Aim. Restate the data word for word and leave the images out.

++++++++

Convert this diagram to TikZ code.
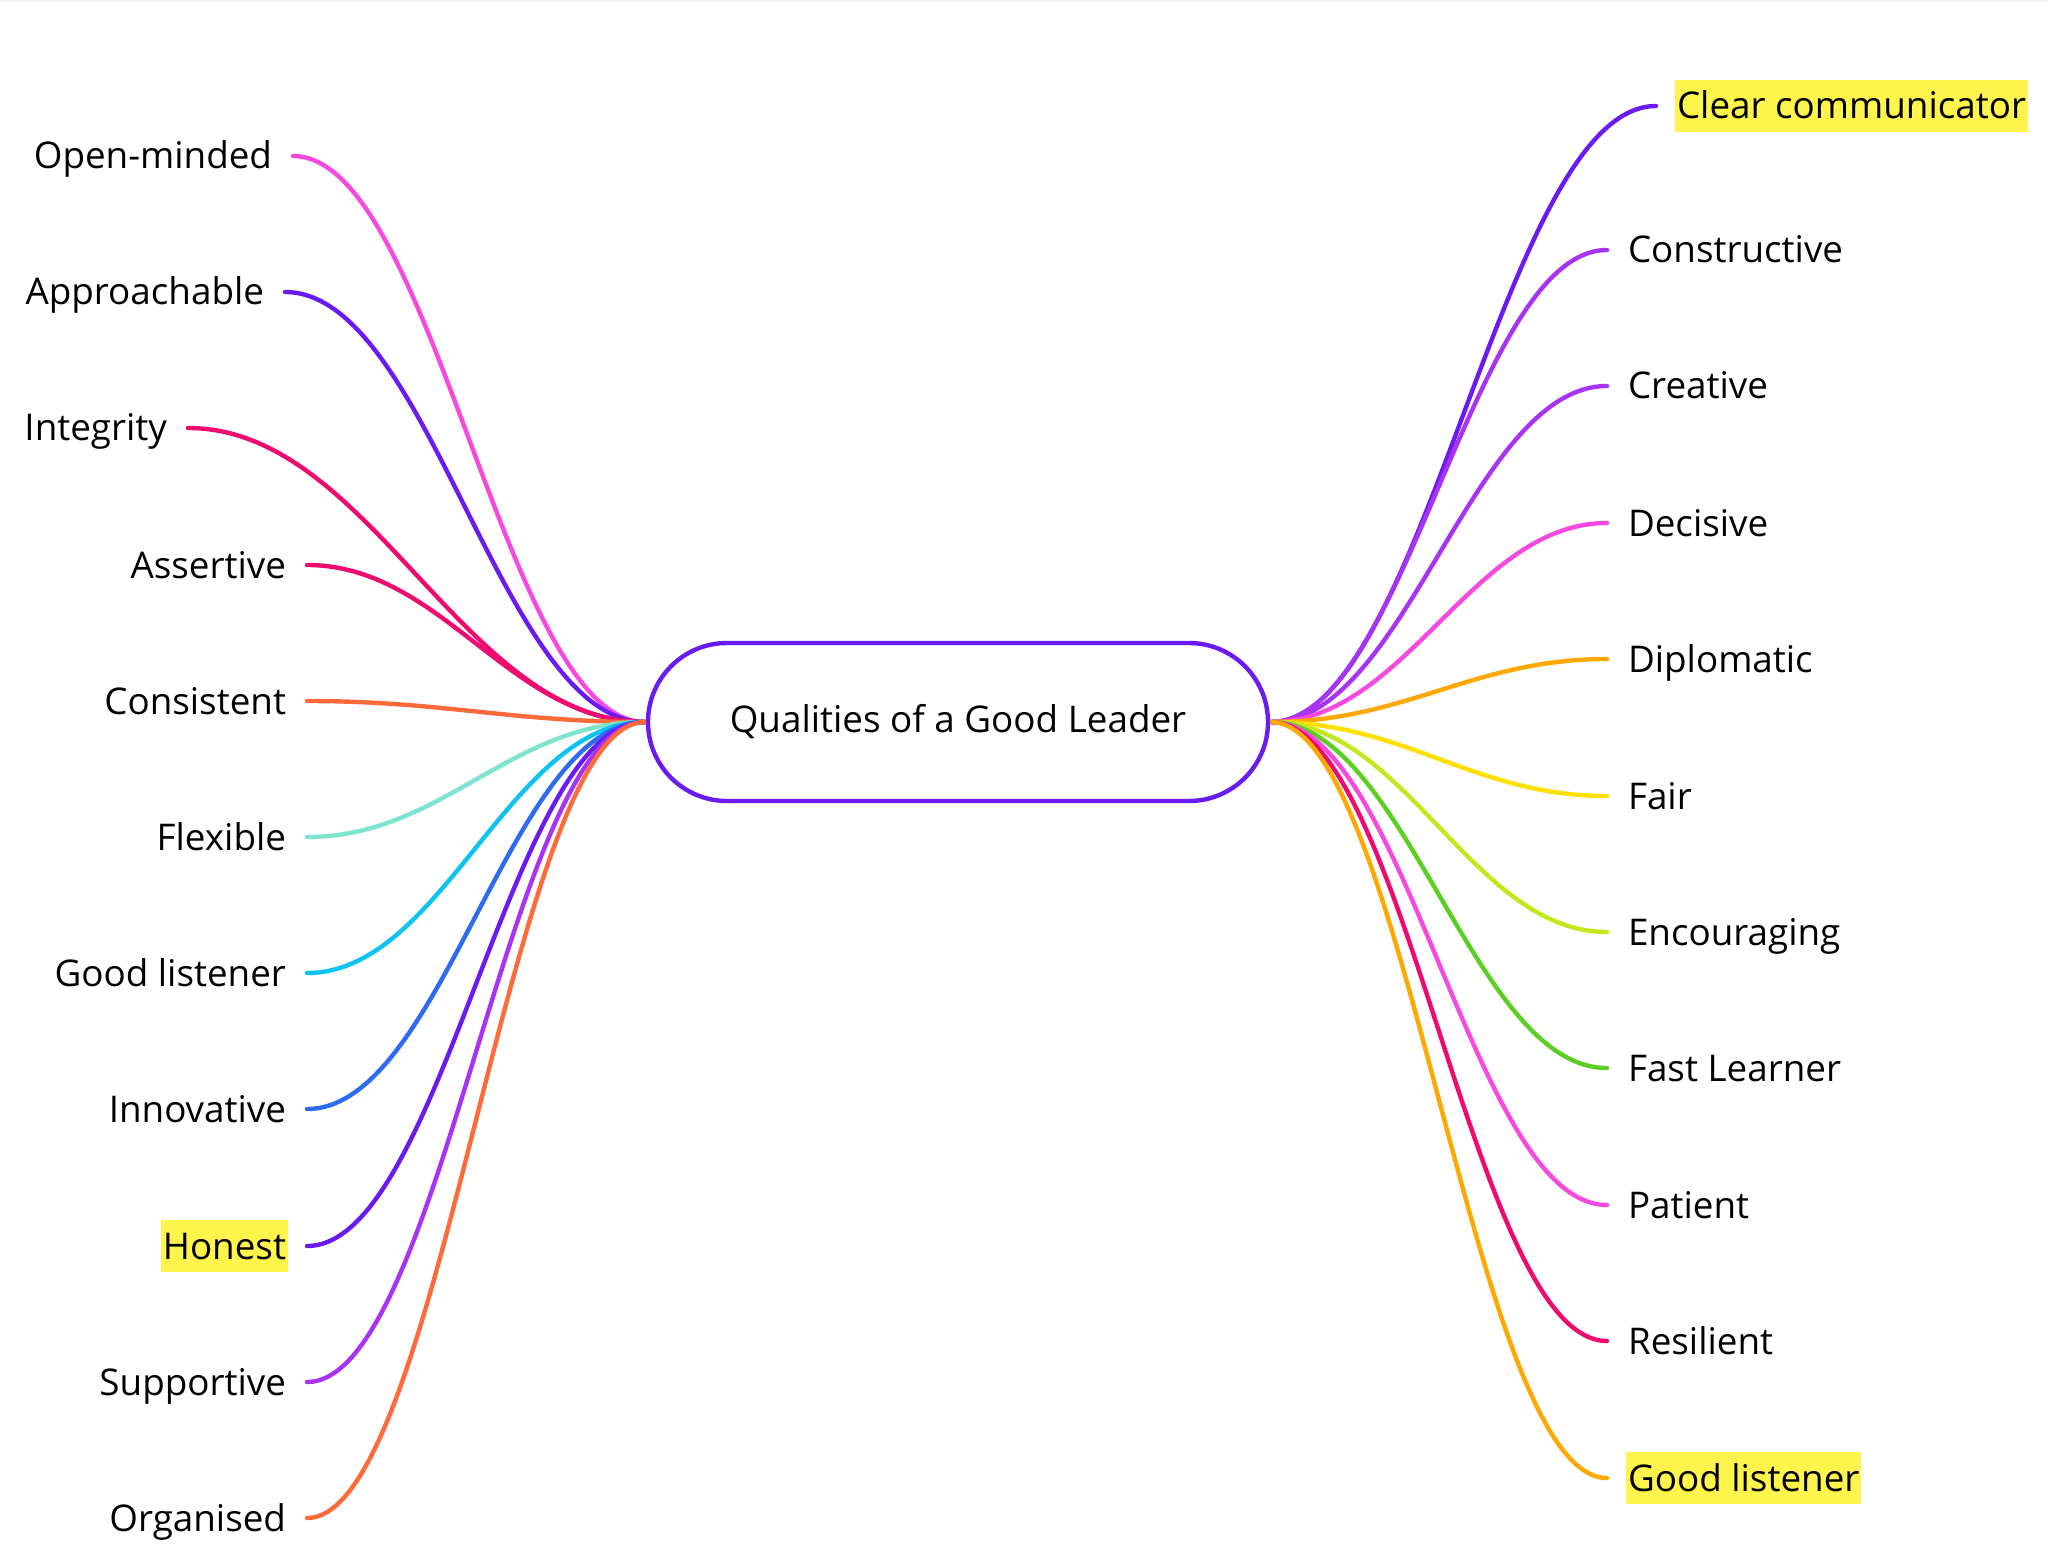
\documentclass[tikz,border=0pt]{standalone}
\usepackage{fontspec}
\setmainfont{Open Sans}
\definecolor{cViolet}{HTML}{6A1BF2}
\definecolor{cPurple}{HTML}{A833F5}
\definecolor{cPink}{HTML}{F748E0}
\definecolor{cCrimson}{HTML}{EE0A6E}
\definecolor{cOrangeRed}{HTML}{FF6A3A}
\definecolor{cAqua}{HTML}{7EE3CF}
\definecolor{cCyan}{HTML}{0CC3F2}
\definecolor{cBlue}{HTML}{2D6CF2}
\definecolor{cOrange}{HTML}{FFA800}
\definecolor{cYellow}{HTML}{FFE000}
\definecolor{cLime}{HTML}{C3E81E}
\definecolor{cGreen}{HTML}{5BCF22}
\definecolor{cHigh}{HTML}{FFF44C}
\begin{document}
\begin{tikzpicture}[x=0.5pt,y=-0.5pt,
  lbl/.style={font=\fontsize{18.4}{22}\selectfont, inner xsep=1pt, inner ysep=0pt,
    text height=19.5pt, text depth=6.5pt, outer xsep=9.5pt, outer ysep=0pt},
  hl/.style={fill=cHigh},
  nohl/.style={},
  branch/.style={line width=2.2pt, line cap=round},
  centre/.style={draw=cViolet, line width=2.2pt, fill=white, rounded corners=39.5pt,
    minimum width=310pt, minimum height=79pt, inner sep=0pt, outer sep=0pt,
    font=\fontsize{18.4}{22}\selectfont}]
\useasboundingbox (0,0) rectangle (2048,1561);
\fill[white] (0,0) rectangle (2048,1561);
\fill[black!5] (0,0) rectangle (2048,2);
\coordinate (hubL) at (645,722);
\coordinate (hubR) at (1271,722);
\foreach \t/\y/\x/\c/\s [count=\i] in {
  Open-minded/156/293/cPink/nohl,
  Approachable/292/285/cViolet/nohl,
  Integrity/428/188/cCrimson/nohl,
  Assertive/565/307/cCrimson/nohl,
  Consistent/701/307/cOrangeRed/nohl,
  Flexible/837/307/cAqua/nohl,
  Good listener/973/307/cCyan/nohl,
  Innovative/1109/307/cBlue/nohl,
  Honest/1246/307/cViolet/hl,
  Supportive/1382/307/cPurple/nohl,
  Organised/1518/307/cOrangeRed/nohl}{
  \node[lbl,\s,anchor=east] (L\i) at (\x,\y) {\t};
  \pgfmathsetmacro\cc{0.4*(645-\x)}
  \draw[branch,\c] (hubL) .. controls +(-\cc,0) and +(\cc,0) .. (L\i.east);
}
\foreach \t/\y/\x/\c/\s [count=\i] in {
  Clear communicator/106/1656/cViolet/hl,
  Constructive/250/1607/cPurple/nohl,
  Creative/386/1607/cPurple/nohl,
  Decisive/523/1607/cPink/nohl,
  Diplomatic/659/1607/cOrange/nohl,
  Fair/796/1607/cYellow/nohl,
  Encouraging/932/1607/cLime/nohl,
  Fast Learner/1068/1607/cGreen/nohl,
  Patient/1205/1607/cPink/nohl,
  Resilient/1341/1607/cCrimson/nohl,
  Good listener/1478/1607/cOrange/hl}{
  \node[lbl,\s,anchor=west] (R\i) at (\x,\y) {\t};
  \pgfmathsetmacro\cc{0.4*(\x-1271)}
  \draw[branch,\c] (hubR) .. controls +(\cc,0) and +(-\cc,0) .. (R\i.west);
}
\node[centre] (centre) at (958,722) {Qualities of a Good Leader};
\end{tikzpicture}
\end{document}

++++++++

Answer to this exercise.
Convert this diagram to TikZ code.
\documentclass[tikz,border=0pt]{standalone}
\usepackage{fontspec}
\setmainfont{Open Sans}
\definecolor{cViolet}{HTML}{6A1BF2}
\definecolor{cPurple}{HTML}{A833F5}
\definecolor{cPink}{HTML}{F748E0}
\definecolor{cCrimson}{HTML}{EE0A6E}
\definecolor{cOrangeRed}{HTML}{FF6A3A}
\definecolor{cAqua}{HTML}{7EE3CF}
\definecolor{cCyan}{HTML}{0CC3F2}
\definecolor{cBlue}{HTML}{2D6CF2}
\definecolor{cOrange}{HTML}{FFA800}
\definecolor{cYellow}{HTML}{FFE000}
\definecolor{cLime}{HTML}{C3E81E}
\definecolor{cGreen}{HTML}{5BCF22}
\definecolor{cHigh}{HTML}{FFF44C}
\begin{document}
\begin{tikzpicture}[x=0.5pt,y=-0.5pt,
  lbl/.style={font=\fontsize{18.4}{22}\selectfont, inner xsep=1pt, inner ysep=0pt,
    text height=19.5pt, text depth=6.5pt, outer xsep=9.5pt, outer ysep=0pt},
  hl/.style={fill=cHigh},
  nohl/.style={},
  branch/.style={line width=2.2pt, line cap=round},
  centre/.style={draw=cViolet, line width=2.2pt, fill=white, rounded corners=39.5pt,
    minimum width=310pt, minimum height=79pt, inner sep=0pt, outer sep=0pt,
    font=\fontsize{18.4}{22}\selectfont}]
\useasboundingbox (0,0) rectangle (2048,1561);
\fill[white] (0,0) rectangle (2048,1561);
\fill[black!5] (0,0) rectangle (2048,2);
\coordinate (hubL) at (645,722);
\coordinate (hubR) at (1271,722);
\foreach \t/\y/\x/\c/\s [count=\i] in {
  Open-minded/156/293/cPink/nohl,
  Approachable/292/285/cViolet/nohl,
  Integrity/428/188/cCrimson/nohl,
  Assertive/565/307/cCrimson/nohl,
  Consistent/701/307/cOrangeRed/nohl,
  Flexible/837/307/cAqua/nohl,
  Good listener/973/307/cCyan/nohl,
  Innovative/1109/307/cBlue/nohl,
  Honest/1246/307/cViolet/hl,
  Supportive/1382/307/cPurple/nohl,
  Organised/1518/307/cOrangeRed/nohl}{
  \node[lbl,\s,anchor=east] (L\i) at (\x,\y) {\t};
  \pgfmathsetmacro\cc{0.4*(645-\x)}
  \draw[branch,\c] (hubL) .. controls +(-\cc,0) and +(\cc,0) .. (L\i.east);
}
\foreach \t/\y/\x/\c/\s [count=\i] in {
  Clear communicator/106/1656/cViolet/hl,
  Constructive/250/1607/cPurple/nohl,
  Creative/386/1607/cPurple/nohl,
  Decisive/523/1607/cPink/nohl,
  Diplomatic/659/1607/cOrange/nohl,
  Fair/796/1607/cYellow/nohl,
  Encouraging/932/1607/cLime/nohl,
  Fast Learner/1068/1607/cGreen/nohl,
  Patient/1205/1607/cPink/nohl,
  Resilient/1341/1607/cCrimson/nohl,
  Good listener/1478/1607/cOrange/hl}{
  \node[lbl,\s,anchor=west] (R\i) at (\x,\y) {\t};
  \pgfmathsetmacro\cc{0.4*(\x-1271)}
  \draw[branch,\c] (hubR) .. controls +(\cc,0) and +(-\cc,0) .. (R\i.west);
}
\node[centre] (centre) at (958,722) {Qualities of a Good Leader};
\end{tikzpicture}
\end{document}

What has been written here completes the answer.